Quote: There’s a big difference between *once a day-once a week* AND “once a year.* I know we’re not supposed to “label,”
Yet the compulsion to do so is to difficult to ignore.
According to the info you provided, your boyfriend had a very difficult childhood including a mom who was overtly sexual toward/in front of him.
Add decades of alcoholism, heart disease and erectile disfunction.
It is a normal human reaction to build up defenses and constructs against negative emotional intrusions. The downside to those defenses is that once erected, they are d*mn hard to dismantle.
So which is more abnormal - if that shall be our term of preference - the supposedly abnormal man who appears be suffering from the repercussions of poor mothering, a missing dad?, a body that doesn't function well sexually or the supposedly normal woman who voluntarily spends days, months, years in frustration attempting to fix him?

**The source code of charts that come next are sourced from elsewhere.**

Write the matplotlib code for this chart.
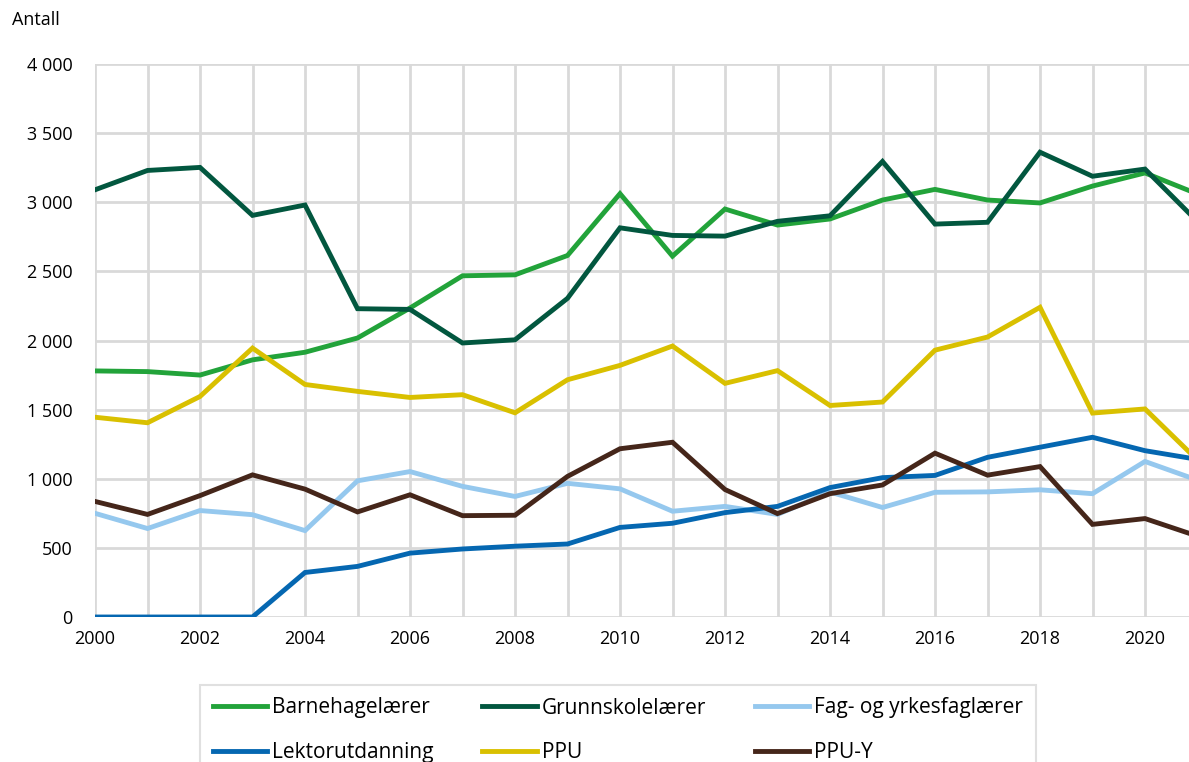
import matplotlib.pyplot as plt
from matplotlib.ticker import FuncFormatter

years = list(range(2000, 2022))

barnehage = [1780, 1775, 1750, 1860, 1915, 2018, 2235, 2468, 2475, 2615, 3062, 2610,
             2951, 2835, 2879, 3016, 3093, 3016, 2995, 3117, 3212, 3060]
grunnskole = [3090, 3230, 3252, 2905, 2980, 2230, 2225, 1982, 2005, 2305, 2815, 2760,
              2755, 2862, 2902, 3295, 2842, 2855, 3362, 3188, 3240, 2860]
fag = [750, 640, 770, 740, 625, 985, 1052, 945, 872, 967, 927, 765,
       800, 742, 904, 792, 902, 905, 920, 892, 1125, 990]
lektor = [0, 0, 0, 0, 322, 366, 462, 492, 512, 528, 648, 678,
          755, 800, 936, 1008, 1024, 1155, 1228, 1300, 1203, 1140]
ppu = [1445, 1405, 1595, 1945, 1682, 1632, 1588, 1608, 1477, 1716, 1820, 1960,
       1690, 1782, 1530, 1555, 1930, 2025, 2240, 1475, 1505, 1135]
ppu_y = [836, 742, 878, 1028, 925, 760, 884, 733, 736, 1017, 1217, 1264,
         922, 748, 892, 955, 1185, 1026, 1088, 670, 712, 585]

series = [
    ('Barnehagelærer', barnehage, '#22a33a'),
    ('Grunnskolelærer', grunnskole, '#02573f'),
    ('Fag- og yrkesfaglærer', fag, '#95c8ee'),
    ('Lektorutdanning', lektor, '#0567b1'),
    ('PPU', ppu, '#d9c000'),
    ('PPU-Y', ppu_y, '#45261a'),
]

plt.rcParams['font.family'] = ['Open Sans', 'DejaVu Sans']
plt.rcParams['font.size'] = 13

fig = plt.figure(figsize=(11.89, 7.62), dpi=100)
ax = fig.add_axes([95 / 1189, 145 / 762, 1102.5 / 1189, 553 / 762])

lines = []
for name, vals, col in series:
    ln, = ax.plot(years, vals, color=col, lw=3.5, label=name, solid_joinstyle='miter')
    lines.append(ln)

ax.set_xlim(2000, 2021)
ax.set_ylim(0, 4000)
ax.set_xticks(years)
ax.set_xticklabels([str(y) if y % 2 == 0 else '' for y in years])
ax.set_yticks(range(0, 4001, 500))
ax.yaxis.set_major_formatter(FuncFormatter(lambda v, p: f'{int(v):,}'.replace(',', ' ')))
ax.tick_params(length=0, labelsize=13, colors='#000000')
ax.tick_params(axis='y', pad=16)
ax.tick_params(axis='x', pad=9)
ax.grid(True, color='#d9d9d9', lw=2)
ax.set_axisbelow(True)
for s in ax.spines.values():
    s.set_visible(False)

fig.text(12 / 1189, 1 - 20 / 762, 'Antall', fontsize=13, va='center', ha='left')

# matplotlib fyller kolonnevis, referansen radvis
order = [0, 3, 1, 4, 2, 5]
leg = fig.legend([lines[i] for i in order], [series[i][0] for i in order],
                 loc='upper left', bbox_to_anchor=(200 / 1189, 1 - 685 / 762), ncol=3,
                 borderaxespad=0, frameon=True, fancybox=False, edgecolor='#d9d9d9',
                 fontsize=15, handlelength=2.6, handletextpad=0.25, columnspacing=2.35,
                 borderpad=0.6, labelspacing=1.15)
leg.get_frame().set_linewidth(1.5)

fig.savefig('out.png', dpi=100)
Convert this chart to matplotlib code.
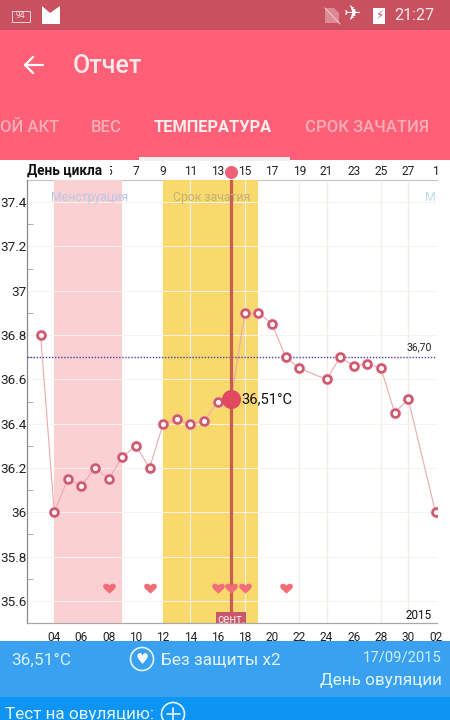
import matplotlib
matplotlib.use("Agg")
import matplotlib.pyplot as plt
from matplotlib.patches import Rectangle, Circle, Polygon
from matplotlib.lines import Line2D
from matplotlib.path import Path
from matplotlib.transforms import IdentityTransform

plt.rcParams['font.family'] = ['Roboto', 'DejaVu Sans']

# ---- data ----
dates = [3, 4, 5, 6, 7, 8, 9, 10, 11, 12, 13, 14, 15, 16, 17, 18, 19, 20, 21, 22, 24, 25, 26, 27, 28, 29, 30, 32]
temps = [36.8, 36.0, 36.15, 36.12, 36.2, 36.15, 36.25, 36.3, 36.2, 36.4, 36.42, 36.4, 36.41, 36.5, 36.51,
         36.9, 36.9, 36.85, 36.7, 36.65, 36.6, 36.7, 36.66, 36.67, 36.65, 36.45, 36.51, 36.0]
selected_date = 17
selected_temp = 36.51
reference_temp = 36.70
heart_dates = [8, 11, 16, 17, 18, 21]
heart_level = 35.66
menses_span = (4, 9)
fertile_span = (12, 19)
y_ticks = [35.6, 35.8, 36, 36.2, 36.4, 36.6, 36.8, 37, 37.2, 37.4]
y_labels = ['35.6', '35.8', '36', '36.2', '36.4', '36.6', '36.8', '37', '37.2', '37.4']
y_minor = [35.7, 35.9, 36.1, 36.3, 36.5, 36.7, 36.9, 37.1, 37.3]
bottom_ticks = list(range(4, 33, 2))
bottom_labels = ['04', '06', '08', '10', '12', '14', '16', '18', '20', '22', '24', '26', '28', '30', '02']
top_ticks = [8, 10, 12, 14, 16, 18, 20, 22, 24, 26, 28, 30, 32]
top_labels = ['5', '7', '9', '11', '13', '15', '17', '19', '21', '23', '25', '27', '1']
grid_dates = [14, 18, 22, 24, 28, 30]
grid_temps = [35.6, 35.8, 36, 36.2, 36.4, 36.6, 36.8, 37, 37.2, 37.4]

W, H = 450, 720
fig = plt.figure(figsize=(W / 100, H / 100), dpi=100, facecolor='white')

heart_marker = Path(
    [(0, -0.8), (-0.5, -0.35), (-1, -0.05), (-1, 0.35), (-1, 0.8), (-0.3, 0.95), (0, 0.45),
     (0.3, 0.95), (1, 0.8), (1, 0.35), (1, -0.05), (0.5, -0.35), (0, -0.8), (0, -0.8)],
    [Path.MOVETO, Path.CURVE4, Path.CURVE4, Path.CURVE4, Path.CURVE4, Path.CURVE4, Path.CURVE4,
     Path.CURVE4, Path.CURVE4, Path.CURVE4, Path.CURVE4, Path.CURVE4, Path.CURVE4, Path.CLOSEPOLY])


def px(x, y):
    return x / W, 1 - y / H


def rect(x0, y0, x1, y1, color, z=5, **kw):
    fig.add_artist(Rectangle(px(x0, y1), (x1 - x0) / W, (y1 - y0) / H, transform=fig.transFigure,
                             facecolor=color, edgecolor='none', zorder=z, **kw))


def label(x, y, s, size, color='white', ha='left', weight='normal', z=6, **kw):
    fx, fy = px(x, y)
    return fig.text(fx, fy, s, fontsize=size, color=color, ha=ha, va='center', fontweight=weight, zorder=z, **kw)


def ring(x, y, r, color='white', lw=1.4, fc='none', z=6):
    fig.add_artist(Circle((x, H - y), r, transform=IdentityTransform(), facecolor=fc, edgecolor=color, lw=lw, zorder=z))


def seg(xs, ys, color='white', lw=1.5, z=6):
    fig.add_artist(Line2D([x / W for x in xs], [1 - y / H for y in ys], transform=fig.transFigure,
                          color=color, lw=lw, zorder=z, solid_capstyle='round'))


# ---- chart ----
L, R, T, B = 27, 437, 180, 623
ax = fig.add_axes([L / W, 1 - B / H, (R - L) / W, (B - T) / H])
ax.set_xlim(2, 32.11)
ax.set_ylim(35.5, 37.5)
ax.patch.set_facecolor('white')

ax.axvspan(*menses_span, color='#fbd0d3', lw=0, zorder=1)
ax.axvspan(*fertile_span, color='#f9d86c', lw=0, zorder=1)
ax.vlines(grid_dates, 35.5, 37.5, color='#f0ece6', lw=0.9, zorder=1.5)
ax.hlines(grid_temps, 2, 32.11, color='#f6f3ee', lw=0.7, zorder=1.5)

ax.plot(dates, temps, color='#eaa9b1', lw=0.8, zorder=3)
ax.axhline(reference_temp, color='#4a3fb0', lw=1.0, ls=(0, (1, 1.2)), zorder=3.2)
ax.plot(dates, temps, ls='none', marker='o', ms=8.6, mfc='#f7b9c2', mec='none', alpha=0.5, zorder=3.4)
ax.plot(dates, temps, ls='none', marker='o', ms=5.6, mfc='#fff6f4', mec='#cc5a72', mew=1.9, zorder=3.5)

ax.axvline(selected_date, color='#c9604f', lw=2.3, zorder=4)
ax.plot([selected_date], [selected_temp], marker='o', ms=13.7, color='#e0495f', mec='none', zorder=5)
ax.annotate('36,51°C', (selected_date, selected_temp), xytext=(7.6, 0), textcoords='offset points',
            fontsize=10.6, color='#111111', va='center', zorder=6)

ax.scatter(heart_dates, [heart_level] * len(heart_dates), marker=heart_marker, s=83, color='#f26d78', lw=0, zorder=4.5)

ax.text(31.72, reference_temp + 0.045, '36,70', fontsize=7.5, color='#222222', ha='right', va='center', zorder=6)
ax.text(31.72, 35.536, '2015', fontsize=8.4, color='#111111', ha='right', va='center', zorder=6)
ax.text(selected_date, 35.518, 'сент.', fontsize=8.6, color='#fde6e6', ha='center', va='center', zorder=6,
        clip_on=True, bbox=dict(facecolor='#c9566a', edgecolor='none', pad=0.6))
ax.text(3.75, 37.42, 'Менструация', fontsize=8.8, color='#b9c6e6', va='center', zorder=6)
ax.text(12.7, 37.42, 'Срок зачатия', fontsize=8.8, color='#bfb27a', va='center', zorder=6)
ax.text(31.2, 37.42, 'М', fontsize=8.8, color='#b9dde8', va='center', zorder=6)

for s in ['top', 'right']:
    ax.spines[s].set_visible(False)
ax.spines['left'].set_color('#8a8a8a')
ax.spines['bottom'].set_color('#a8a8a8')
ax.spines['left'].set_linewidth(0.9)
ax.spines['bottom'].set_linewidth(0.9)

ax.set_yticks(y_ticks)
ax.set_yticklabels(y_labels, fontsize=9.7, color='#222222')
ax.set_yticks(y_minor, minor=True)
ax.tick_params(axis='y', which='major', length=0, pad=0.3)
ax.tick_params(axis='y', which='minor', direction='in', length=4.2, color='#b0b0b0', width=0.7)
ax.set_xticks(bottom_ticks)
ax.set_xticklabels(bottom_labels, fontsize=8.6, color='#222222')
ax.tick_params(axis='x', length=0, pad=5.5)

top = ax.secondary_xaxis('top')
top.set_xticks(top_ticks)
top.set_xticklabels(top_labels, fontsize=8.6, color='#222222')
top.tick_params(length=0, pad=1.7)
top.spines['top'].set_color('#c4c4c4')
top.spines['top'].set_linewidth(0.8)

rect(27, 162, 109.5, 178.5, 'white', z=5)
label(27, 170.7, 'День цикла', 9.8, color='#111111', weight='bold')
ax.plot([selected_date], [37.5 + 8.5 / 221.5], marker='o', ms=9.4, color='#f0607a', mec='none', clip_on=False, zorder=7)

# ---- app chrome ----
rect(0, 0, 450, 30, '#c8505f')
rect(0, 30, 450, 160, '#ff5f77')
rect(139, 157, 290, 160.5, '#f4f0f0', z=6)
rect(0, 641, 450, 697, '#3aa1f1')
rect(0, 697, 450, 720, '#0e95f4')

# status bar
fig.add_artist(Rectangle(px(12, 22), 18 / W, 11 / H, transform=fig.transFigure, facecolor='none',
                         edgecolor='#f5d5d8', lw=0.7, zorder=6))
label(21, 16, '94', 6.2, color='#f5d5d8', ha='center')
fig.add_artist(Polygon([px(42, 6), px(50, 13), px(60, 6), px(60, 24), px(42, 24)], closed=True,
                       transform=fig.transFigure, facecolor='white', edgecolor='none', zorder=6))
fig.add_artist(Polygon([px(325, 8), px(334, 8), px(339, 13), px(339, 23), px(325, 23)], closed=True,
                       transform=fig.transFigure, facecolor='#dc8a94', edgecolor='none', zorder=6))
seg([325, 340], [8, 24], color='#efc5ca', lw=0.8, z=7)
label(353, 15, '\u2708', 15, ha='center')
rect(373, 8, 385, 24, 'white', z=6)
label(379, 16, '\u26a1', 8.5, color='#c8505f', ha='center', z=7, family='DejaVu Sans')
label(394, 15.5, '21:27', 11.6, color='#f7ecec')

# toolbar
seg([25, 43], [65, 65], lw=1.6)
seg([33, 25, 33], [57, 65, 73], lw=1.6)
label(73, 66, 'Отчет', 18, color='#fbe9e9', weight='medium')

# tabs
label(0.5, 127.5, 'ОЙ АКТ', 12, color='#f9afb8', weight='medium')
label(91, 127.5, 'ВЕС', 12, color='#f9afb8', weight='medium')
label(154, 127.5, 'ТЕМПЕРАТУРА', 11.8, color='#fdeeee', weight='bold')
label(305, 127.5, 'СРОК ЗАЧАТИЯ', 12, color='#f9afb8', weight='medium')

# footer
label(11, 660, '36,51°C', 12.4, color='#d4f0fb')
ring(142, 659, 11.5, color='#e3f5fd', lw=1.2)
label(142, 659, '\u2665', 10.5, color='#f3fbff', ha='center', family='DejaVu Sans')
label(161, 660, 'Без защиты x2', 12.4, color='#e3f5fd')
label(441.5, 658, '17/09/2015', 10.7, color='#cdeefb', ha='right')
label(441.5, 681, 'День овуляции', 12.3, color='#e3f5fd', ha='right')
label(5, 714, 'Тест на овуляцию:', 12.3, color='#e3f5fd')
ring(173, 714, 11.5, color='#e3f5fd', lw=1.2)
seg([166.5, 179.5], [714, 714], color='#e3f5fd', lw=1.2)
seg([173, 173], [707.5, 720], color='#e3f5fd', lw=1.2)

fig.savefig('out.png', dpi=100, facecolor='white')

I know this - that everytime a spouse shows up the picture changes. I don't think folks are here attempting to deceive, but it is clear what we get from individual participants is not fully representative of what is happening in our homes. So much of the relational dynamic is left unmentioned, probably even unrecognized.
I'll be honest with you, Lil, I'm biting my tongue not to light into you and paste a few labels on you. But I recognize that that is my anger talking and it's usually best not to give into it.
So, what do you get out of it, what does it accomplish and why are you doing it?